If we wanted to have this enter into common parlance, we might use the words "empirically true" and "spiritually true."
When Kim Jong-un's press secretary puts out a piece about the Dear Great Leader, they're making claims of spiritual truth.
Indeed, for many definitions of religions, the North Korean government is trying to run a religion. A religion that almost all of us would call false -- affectively false, in that it feels wrong. It isn't true. It isn't a good way to live. We can feel that, intuitively.

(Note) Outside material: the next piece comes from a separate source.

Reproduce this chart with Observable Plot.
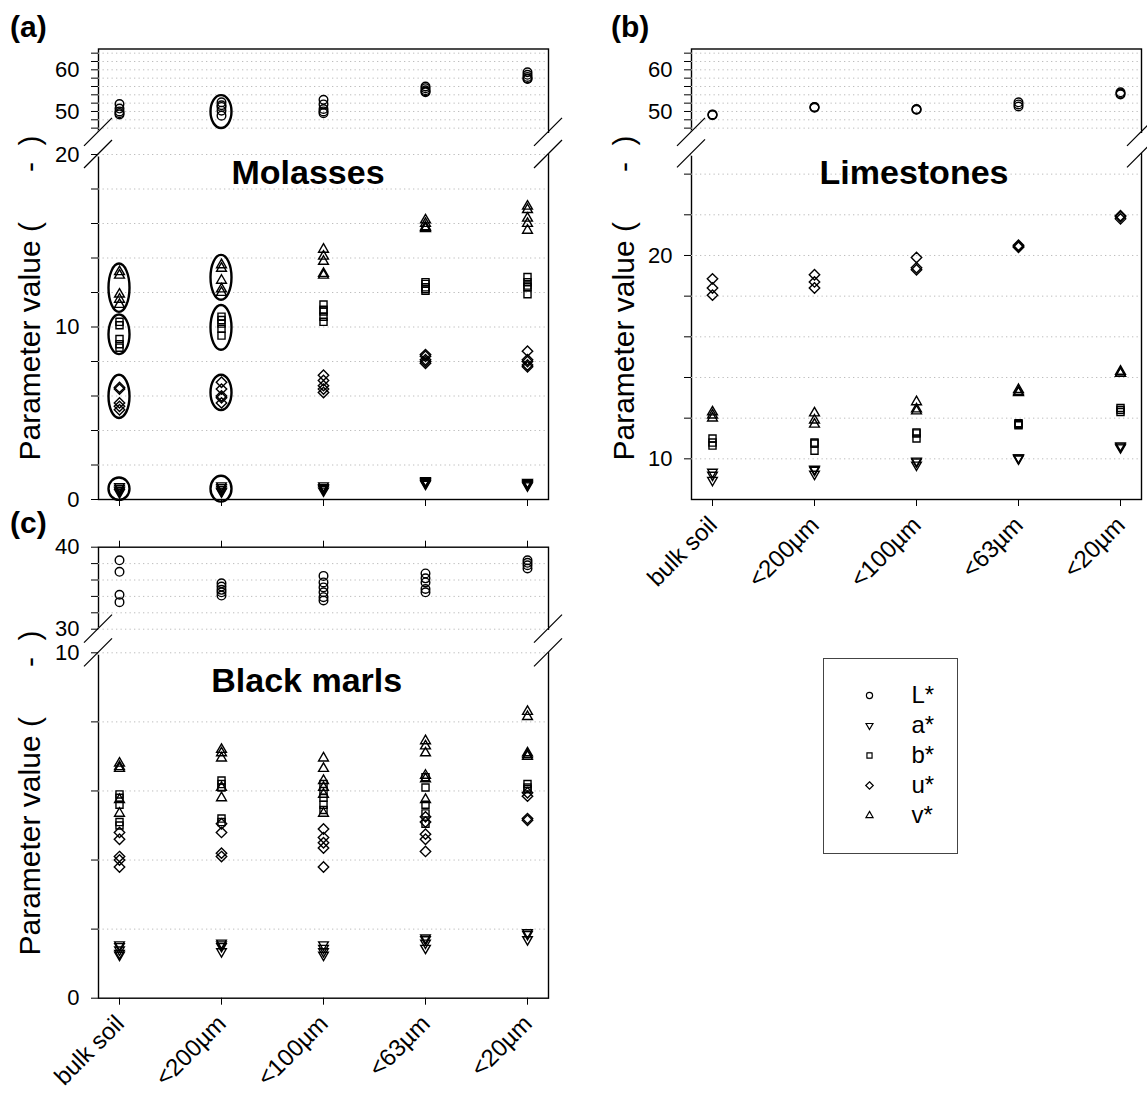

North Korea is a lie -- in terms of the claims they make about life and living.
North Korean's mythos is, certainly, also built on a house of empirical falseness, lies, empirical untruths.
But to try to argue empiricism with someone's spirituality[*] is, generally speaking, a wasted exercise.
We often see hyper-rational people refuting objectively false statements that politicians make -- for all the good it does them!
Politicians are often making appeals to affective truth, rather than attempting to give their best estimations and judgments of empirical truth.
I think -- I suspect -- at least, I hope -- that if we narrowly scope the definition of "empirical truth" to narrow standards of involving observation, testing, and resting as much as possible on mathematics and hard science, and only making highly parameterized statements when dealing with more subjective issues -- in this case, I think we'll be allowed to have "empirical truth" stand as it is.
Hopefully it can be technical and boring enough that we can avoid it becoming a political or religious battleground.
That's not to say there won't be heated disagreements by experts in a field about what the empirical is -- such is normal and productive -- but ideally we can stop much of the wasted energy that comes from when a rationalist is making an argument about empirical truth, the other party is making an argument about affective truth, and both sides are getting frustrated.